Given request ▸
Reproduce nothing but the lines from the start of the material through the line that includes "fig = go.Figure()", both ends included, and omit every picture.

• • • • •

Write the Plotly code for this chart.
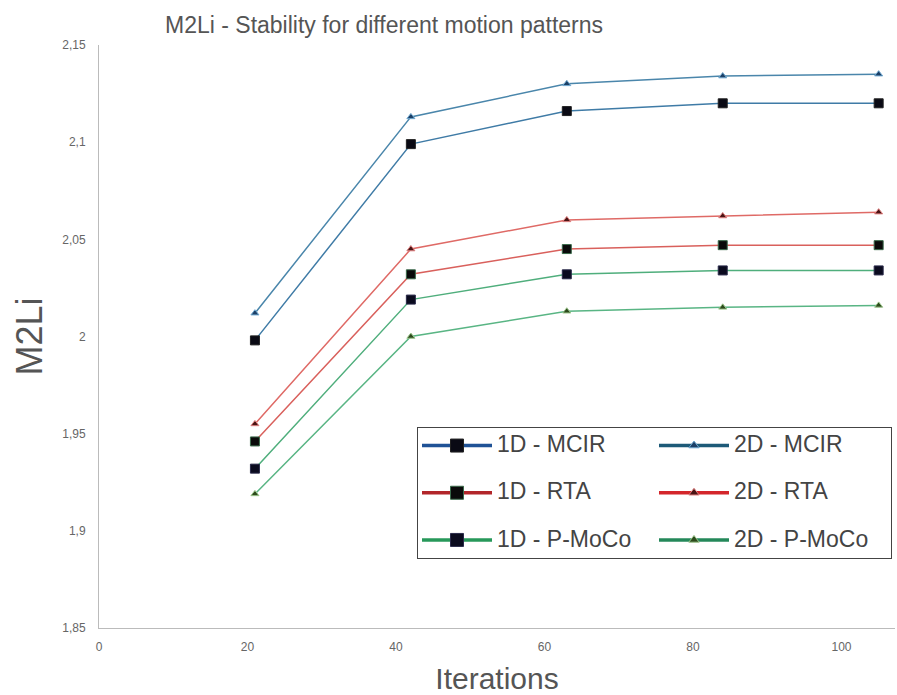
import plotly.graph_objects as go

iterations = [21, 42, 63, 84, 105]

series_names = ["1D - MCIR", "2D - MCIR", "1D - RTA", "2D - RTA", "1D - P-MoCo", "2D - P-MoCo"]
series_groups = ["1D", "2D", "1D", "2D", "1D", "2D"]
mcir_1d = [1.998, 2.099, 2.116, 2.120, 2.120]
mcir_2d = [2.012, 2.113, 2.130, 2.134, 2.135]
rta_1d = [1.946, 2.032, 2.045, 2.047, 2.047]
rta_2d = [1.955, 2.045, 2.060, 2.062, 2.064]
pmoco_1d = [1.932, 2.019, 2.032, 2.034, 2.034]
pmoco_2d = [1.919, 2.000, 2.013, 2.015, 2.016]

y_tickvals = [1.85, 1.9, 1.95, 2.0, 2.05, 2.1, 2.15]
y_ticktext = ["1,85", "1,9", "1,95", "2", "2,05", "2,1", "2,15"]
x_tickvals = [0, 20, 40, 60, 80, 100]

values = [mcir_1d, mcir_2d, rta_1d, rta_2d, pmoco_1d, pmoco_2d]
plot_line_colors = ["#3f7ba6", "#4a86ab", "#d9605c", "#df6a66", "#4fae7c", "#59b584"]
legend_line_colors = ["#1f5296", "#1d5a78", "#b2262a", "#d4262b", "#27985a", "#24885a"]
marker_symbols = ["square", "triangle-up", "square", "triangle-up", "square", "triangle-up"]
marker_fill = ["#0a0a14", "#1c3f66", "#0a0a0a", "#4a1414", "#0a0a1e", "#2c4a1c"]
marker_edge = ["#222222", "#6fa8d0", "#3a6a4a", "#e08080", "#2a2a4a", "#9bc48a"]

fig = go.Figure()

for name, vals, lc, sym, fc, ec in zip(series_names, values, plot_line_colors,
                                        marker_symbols, marker_fill, marker_edge):
    is_sq = sym == "square"
    fig.add_trace(go.Scatter(
        x=iterations, y=vals, mode="lines+markers", name=name, showlegend=False,
        line=dict(color=lc, width=1.5),
        marker=dict(symbol=sym, size=9 if is_sq else 7, color=fc,
                    line=dict(color=ec, width=1)),
    ))

# legend-only entries (thicker line samples as in the reference)
for i, (name, grp, lc, sym, fc, ec) in enumerate(zip(series_names, series_groups,
                                                     legend_line_colors, marker_symbols,
                                                     marker_fill, marker_edge)):
    is_sq = sym == "square"
    label = "<span style='font-size:23px'>" + name + "</span>"
    if i < 4:
        label += "<br> "
    fig.add_trace(go.Scatter(
        x=[None], y=[None], mode="lines+markers", name=label, legendgroup=grp,
        line=dict(color=lc, width=3.5),
        marker=dict(symbol=sym, size=13 if is_sq else 9, color=fc,
                    line=dict(color=ec, width=1)),
    ))

fig.update_layout(
    width=897, height=695,
    margin=dict(l=99, r=2, t=45, b=67, autoexpand=False),
    paper_bgcolor="white", plot_bgcolor="white",
    font=dict(family="Liberation Sans, Arial, sans-serif", color="#555555"),
    title=dict(text="M2Li - Stability for different motion patterns",
               font=dict(size=23, color="#555555"),
               x=165 / 897, xanchor="left", xref="container",
               y=1 - 25 / 695, yanchor="middle", yref="container"),
    legend=dict(
        orientation="h", traceorder="grouped",
        x=(417 - 99) / 796, xanchor="left", y=(628 - 427) / 583, yanchor="top",
        bordercolor="#444444", borderwidth=1, bgcolor="white",
        font=dict(size=17, color="#444444"),
        entrywidth=152, entrywidthmode="pixels", valign="top",
        itemsizing="trace", itemwidth=70,
    ),
    xaxis=dict(range=[0, 107.2], tickvals=x_tickvals, showgrid=False, zeroline=False,
               showline=True, linecolor="#bbbbbb", linewidth=1,
               tickfont=dict(size=12, color="#666666"), ticklabelstandoff=8,
               title=dict(text="Iterations", font=dict(size=30, color="#555555"), standoff=14)),
    yaxis=dict(range=[1.85, 2.15], tickvals=y_tickvals, ticktext=y_ticktext,
               showgrid=False, zeroline=False,
               showline=True, linecolor="#bbbbbb", linewidth=1,
               tickfont=dict(size=12, color="#666666"), ticklabelstandoff=10,
               title=dict(text="M2Li", font=dict(size=36, color="#555555"), standoff=8)),
)

fig.write_html("out.html", config={"displayModeBar": False},
               post_script="document.body.style.margin='0';")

• • • • •

Finished task ▸
Write the Plotly code for this chart.
import plotly.graph_objects as go

iterations = [21, 42, 63, 84, 105]

series_names = ["1D - MCIR", "2D - MCIR", "1D - RTA", "2D - RTA", "1D - P-MoCo", "2D - P-MoCo"]
series_groups = ["1D", "2D", "1D", "2D", "1D", "2D"]
mcir_1d = [1.998, 2.099, 2.116, 2.120, 2.120]
mcir_2d = [2.012, 2.113, 2.130, 2.134, 2.135]
rta_1d = [1.946, 2.032, 2.045, 2.047, 2.047]
rta_2d = [1.955, 2.045, 2.060, 2.062, 2.064]
pmoco_1d = [1.932, 2.019, 2.032, 2.034, 2.034]
pmoco_2d = [1.919, 2.000, 2.013, 2.015, 2.016]

y_tickvals = [1.85, 1.9, 1.95, 2.0, 2.05, 2.1, 2.15]
y_ticktext = ["1,85", "1,9", "1,95", "2", "2,05", "2,1", "2,15"]
x_tickvals = [0, 20, 40, 60, 80, 100]

values = [mcir_1d, mcir_2d, rta_1d, rta_2d, pmoco_1d, pmoco_2d]
plot_line_colors = ["#3f7ba6", "#4a86ab", "#d9605c", "#df6a66", "#4fae7c", "#59b584"]
legend_line_colors = ["#1f5296", "#1d5a78", "#b2262a", "#d4262b", "#27985a", "#24885a"]
marker_symbols = ["square", "triangle-up", "square", "triangle-up", "square", "triangle-up"]
marker_fill = ["#0a0a14", "#1c3f66", "#0a0a0a", "#4a1414", "#0a0a1e", "#2c4a1c"]
marker_edge = ["#222222", "#6fa8d0", "#3a6a4a", "#e08080", "#2a2a4a", "#9bc48a"]

fig = go.Figure()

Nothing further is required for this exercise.